Mais, ce qui est plus intéressant encore, c’est que sur la totalité des obligations du Trésor, 12,5% seulement ont une échéance supérieure à 10 ans. Il existe donc un biais en faveur des échéances courtes. Ainsi, les titres à plus de 10 ans représentent un montant total qui n’est «que» de 2 700 milliards de dollars, dont 1020 milliards, soit une proportion de 37,8%, sont détenus par la Fed. Cela signifie que dans un monde en quête de rendement, le flottant en emprunts du Trésor américain à plus de 10 ans apparaît comme très modeste. Cela explique d’ailleurs l’engouement soudain et très marqué pour les bons du Trésor américain à 30 ans qui ont été proposés lors de l’adjudication du 13 avril dernier.

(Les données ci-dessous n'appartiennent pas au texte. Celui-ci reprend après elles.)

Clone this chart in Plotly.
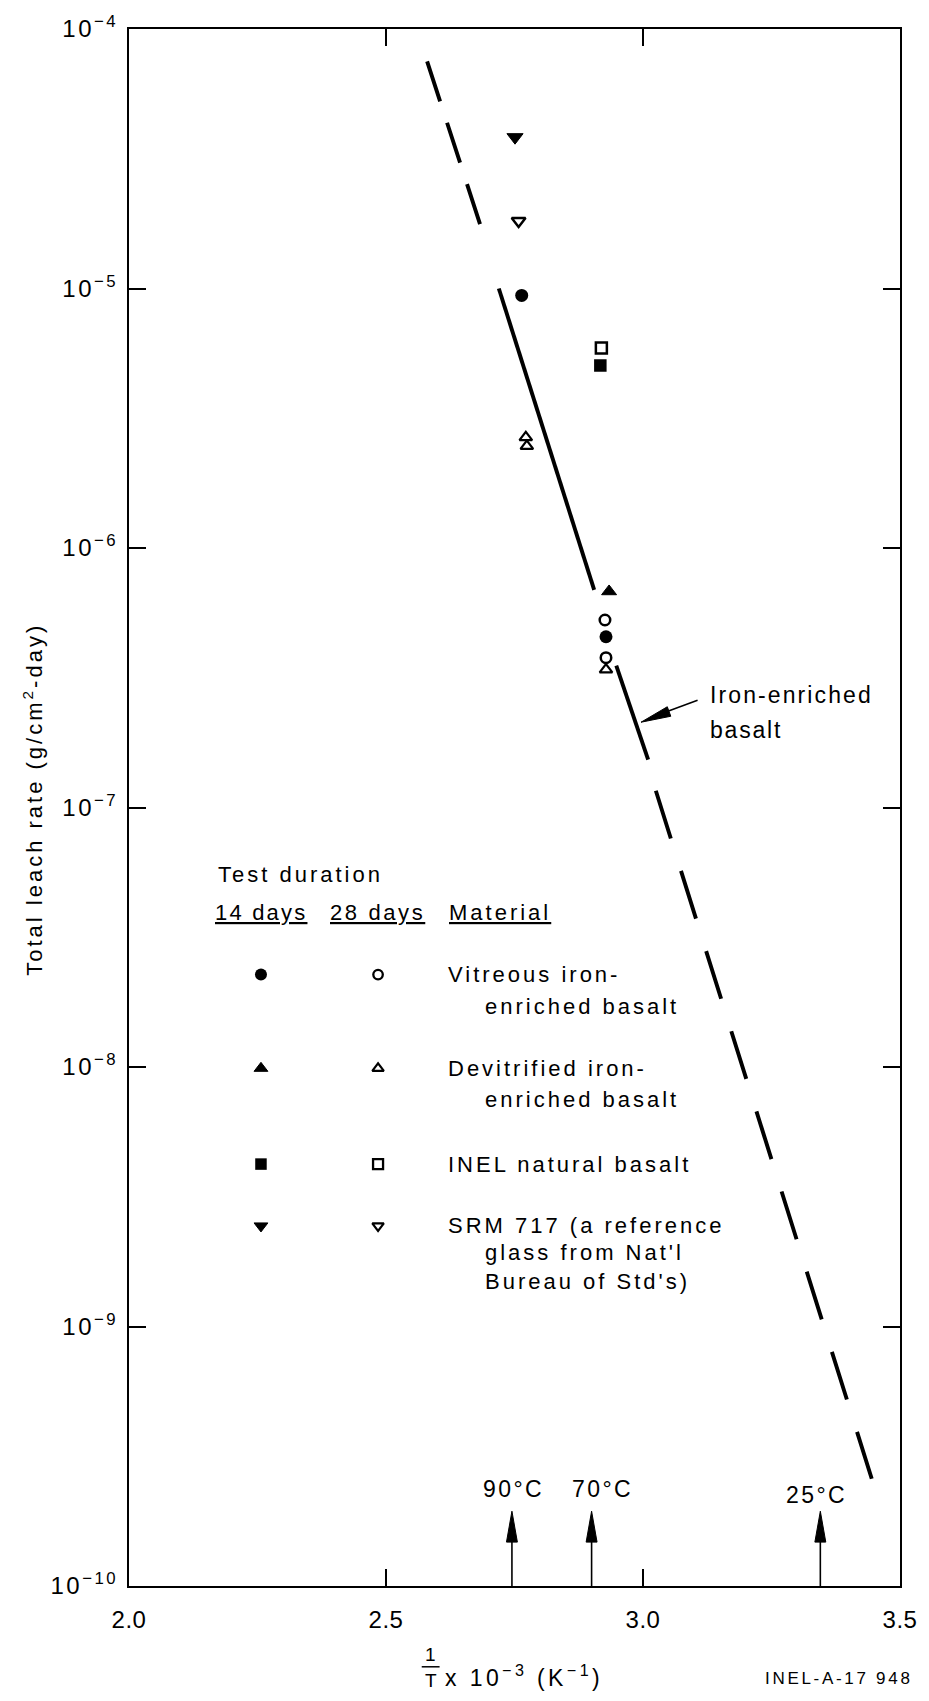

Dès le moment où les investisseurs finaux identifient un gisement de valeur, l’impact de leur mouvement paraît «inattendu». Cela dit, et pour dresser un tableau complet de la situation, il convient de préciser que les plus gros vendeurs de titres du Trésor américain en février et mars étaient presque tous enregistrés aux îles Caïmans... De fait, ceux qui ont fait grimper les rendements américains provenaient dans leur majorité d’un secteur axé sur le court terme, celui des hedge funds!